Issue still present. Reproduce like this: copy TestNestedIrreducibleLoopsMain.java and TestNestedIrreducibleLoops.jasm to local directory, compile them: javac TestNestedIrreducibleLoopsMain.java java -jar ~/Documents/asmtools-7.0-build/release/lib/asmtools.jar jasm TestNestedIrreducibleLoops.jasm run: ./java -Xbatch -XX:CompileCommand=dontinline,TestNestedIrreducibleLoops::* -XX:CompileCommand=exclude,TestNestedIrreducibleLoopsMain::main -XX:+TraceLoopOpts TestNestedIrreducibleLoopsMain
22-11-2022

I coded a parse-block viewer, where we can see both the blocks, their pre-visit-order, and the loop-tree generated during parsing. patch: print_blocks_and_loops.diff result: parse-blocks.txt Analysis: Block L3135 (pre_order 1) has about 300 predecessor blocks. One of them is the start block (pre_order 0). The others all come from the many blocks in the middle. Since we visit L3135 before all those other blocks (except the start block), those other blocks will create a back-edge to L3135 as a loop-head. In the parse-loop-tree, we see that we have nested loops [1<-314 .... 1<-5], so over 300 nested loops. If these loops were reducible, merge_many_backedges would take all of the backedges and merge them in a new region at the end of the loop, and then only have a single backedge from that merge-region up to the loop head. Then we only see one loop the next time we run build_loop_tree. But as we see, in JDK-8240576 (https://hg.openjdk.java.net/jdk/jdk/rev/0238badf51bc) we do not call merge_many_backedges if we have an irreducible loop. Hence, we leave the backedges unmerged, and they all directly point into the loop-head, and during PhaseIdealLoop, we still see them as individual loops. During parsing, we have a single loop-head-block for all the loops. Before loop-opts, we still have only a single Region.
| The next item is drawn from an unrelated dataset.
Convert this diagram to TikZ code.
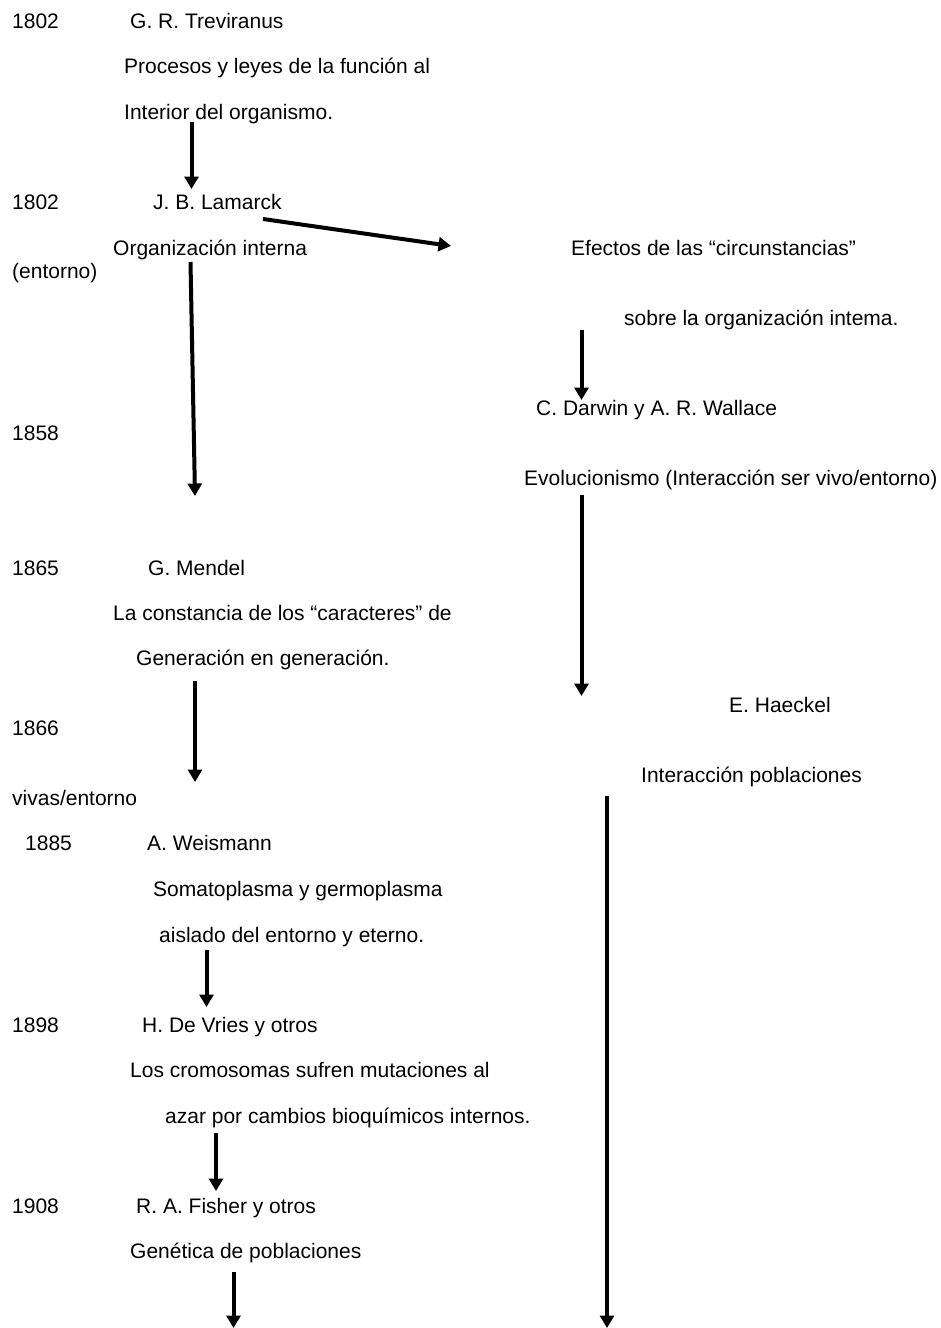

But during loop-opts (PhaseIdealLoop::build_and_optimize -> recursive IdealLoopTree::beautify_loops -> IdealLoopTree::split_fall_in) we split some edges into separate regions, hence we see different loop-heads afterwards. I am currently unsure why we do split_fall_in so often, it seems that for each remaining sub-loop, we always have two fall-in edges, which we split off into a separate region, reducing the remaining region by one input.
22-11-2022